Kimberly Harrington exposes some deep uncomfortable feelings about the faces of successful women and the implications thereof.
The Effortless White Woman is successful both personally and professionally. The Effortless White Woman is married, usually to a white man. The Effortless White Woman is a mother — she is not too barren or too busy with work to fulfill her feminine obligations — yet her children seem to raise themselves, to self-maintain, like potted cactuses. The EWW does not raise children—she enjoys them, is fulfilled by them. The EWW ponders her children, with great regret, as she goes off to work. The Effortless White Woman makes a kajillion dollars at work, so she must not ponder her children that much, because, unlike most women , her earning potential has not been compromised by them. The Effortless White Woman also enjoys and is fulfilled by her career. In between the time spent maintaining her children and her marriage and her job — this amounts, somehow, to endless free time — the Effortless White Woman finds ways to enjoy and fulfill herself.
Ever since we heard about that fatal 53 percent of white women who cast their votes for Trump, the public has been primed to see idealized, wealthy white femininity as the handmaiden of oppression.
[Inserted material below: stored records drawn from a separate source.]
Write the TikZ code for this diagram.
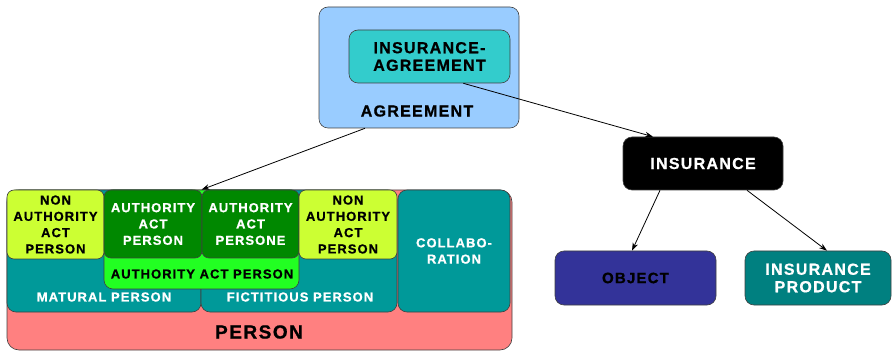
\documentclass[tikz,border=0pt]{standalone}
\usepackage{fontspec}
\setmainfont{Liberation Sans}
\newfontfamily\lblfont[LetterSpace=8,BoldFeatures={FakeBold=0.8}]{Liberation Sans}
\usetikzlibrary{arrows.meta,calc}
\definecolor{agrblue}{HTML}{99CCFF}
\definecolor{turq}{HTML}{33CCCC}
\definecolor{objblue}{HTML}{333399}
\definecolor{prodteal}{HTML}{008080}
\definecolor{personpink}{HTML}{FF8080}
\definecolor{teal}{HTML}{009999}
\definecolor{limegreen}{HTML}{22FF22}
\definecolor{darkgreen}{HTML}{008800}
\definecolor{yellowgreen}{HTML}{CCFF33}
\begin{document}
\begin{tikzpicture}[x=1pt,y=-1pt,
  box/.style={draw=black!75, line width=0.6pt, rounded corners=9pt, inner sep=0pt},
  sbox/.style={box, rounded corners=7pt},
  big/.style={font=\lblfont\bfseries\fontsize{16}{17.5}\selectfont, align=center, inner sep=0pt},
  small/.style={font=\lblfont\bfseries\fontsize{13}{16.3}\selectfont, align=center, inner sep=0pt},
  link/.style={line width=0.8pt, -{Stealth[length=8pt,width=5.5pt]}}]
\useasboundingbox (0,0) rectangle (893,352);

% agreement part
\node[box, fill=agrblue, minimum width=200pt, minimum height=121pt] (agr) at (419,67.5) {};
\node[box, fill=turq, minimum width=161pt, minimum height=53pt] (insagr) at (429.5,56.5) {};
\node[big] (insagrlbl) at (insagr) {INSURANCE-\\AGREEMENT};
\node[big] (agrlbl) at (417,111) {AGREEMENT};

% insurance part
\node[box, fill=black, minimum width=160pt, minimum height=53pt] (ins) at (703,163.5) {};
\node[big, text=white] (inslbl) at (ins) {INSURANCE};
\node[box, fill=objblue, minimum width=161pt, minimum height=54pt] (obj) at (635.5,278) {};
\node[big, font=\lblfont\bfseries\fontsize{15}{17}\selectfont] (objlbl) at (obj) {OBJECT};
\node[box, fill=prodteal, minimum width=146pt, minimum height=54pt] (prod) at (818,278) {};
\node[big, text=white] (prodlbl) at (prod) {INSURANCE\\PRODUCT};

% person part
\node[box, rounded corners=12pt, fill=personpink, minimum width=505pt, minimum height=160pt] (person) at (259.5,270) {};
\node[box, fill=teal, minimum width=194pt, minimum height=122pt] (mat) at (104,251) {};
\node[box, fill=teal, minimum width=196pt, minimum height=122pt] (fic) at (299,251) {};
\node[box, fill=teal, minimum width=112pt, minimum height=122pt] (col) at (454,251) {};
\node[box, fill=limegreen, minimum width=195pt, minimum height=99pt] (authgrp) at (201.5,239.5) {};
\node[sbox, fill=yellowgreen, minimum width=97pt, minimum height=69pt] (nona) at (55.5,224.5) {};
\node[sbox, fill=darkgreen, minimum width=98pt, minimum height=68pt] (autha) at (153,224) {};
\node[sbox, fill=darkgreen, minimum width=97pt, minimum height=68pt] (authb) at (250.5,224) {};
\node[sbox, fill=yellowgreen, minimum width=98pt, minimum height=69pt] (nonb) at (348,224.5) {};

\node[small] (nonalbl) at (nona) {NON\\AUTHORITY\\ACT\\PERSON};
\node[small, text=white] (authalbl) at (autha) {AUTHORITY\\ACT\\PERSON};
\node[small, text=white] (authblbl) at (authb) {AUTHORITY\\ACT\\PERSONE};
\node[small] (nonblbl) at (nonb) {NON\\AUTHORITY\\ACT\\PERSON};
\node[small] (authgrplbl) at (202,274) {AUTHORITY ACT PERSON};
\node[small, text=white] (matlbl) at (104,297) {MATURAL PERSON};
\node[small, text=white] (ficlbl) at (300,297) {FICTITIOUS PERSON};
\node[small, text=white] (collbl) at (454,251) {COLLABO-\\RATION};
\node[big, font=\lblfont\bfseries\fontsize{19}{20}\selectfont] (personlbl) at (259,332) {PERSON};

% connectors
\draw[link] ($(agr.south)+(-54,0)$) -- (authgrp.north);
\draw[link] ($(insagr.south east)+(-47,0)$) -- ($(ins.north)+(-50,0)$);
\draw[link] ($(ins.south)+(-43,0)$) -- ($(obj.north)+(-3.5,0)$);
\draw[link] ($(ins.south)+(44,0)$) -- ($(prod.north)+(9,0)$);
\end{tikzpicture}
\end{document}
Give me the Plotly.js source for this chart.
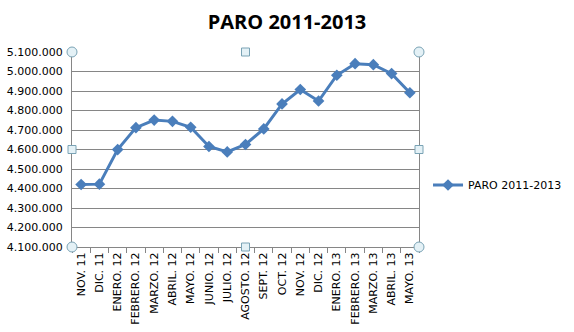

That bitter recognition has led to public outrage at all sorts of women, whether it be Louise Linton posing with a sheet of dollar bills, Taylor Swift conspicuously refusing to call out her Nazi fans , or, yes, Gwyneth Paltrow herself. Betsy DeVos just got her yacht set loose to wander the Ohio waterways. It’s rough out there.
the anger at the Effortless White Woman strikes at something deeper than the politics of the moment. It’s about womanhood, and about rejecting any vision of the world in which being a woman is easy. “Female anger” is almost a cliché these days, but it is safe to say that, since at least 2016, formerly apolitical women have come smack up against the brutality and unfairness that misogyny entails, the system that keeps them subject to violence and career derailment and the casual, daily diminution of their personhood at the hands of men. It’s become increasingly clear that life as a woman is dirty, stressful, unglamorous business, and to think that you can rise above with a little meditation and a juice cleanse has become laughable. When you live in a garbage dump, no amount of detoxing gets you clean.
The poreless glamour of a Gwyneth or an Ivanka seems more and more like a lie, and a harmful one, meant to indoctrinate us into the idea that everything could be easy if there weren’t something wrong with us. The woman I wanted to be, all those years ago, was just a mirror image of everything I disliked about myself — a deferred way of calling myself uptight, dirty, fat, ugly, lazy, poor. She represented, most of all, the idea that my unhappiness was my own fault, and that I could escape it if I would only transform myself into someone worthy of contentment.
if there is any lasting value in this moment — and I think there is — it comes down to the fact that women are rejecting the idea that happiness is an individual responsibility, or that we should aspire to inner peace when the outer world is a catastrophe. Women will be happy when we live in a world that supports women. It’s not individual effort, but collective protest, that will bring that world into being.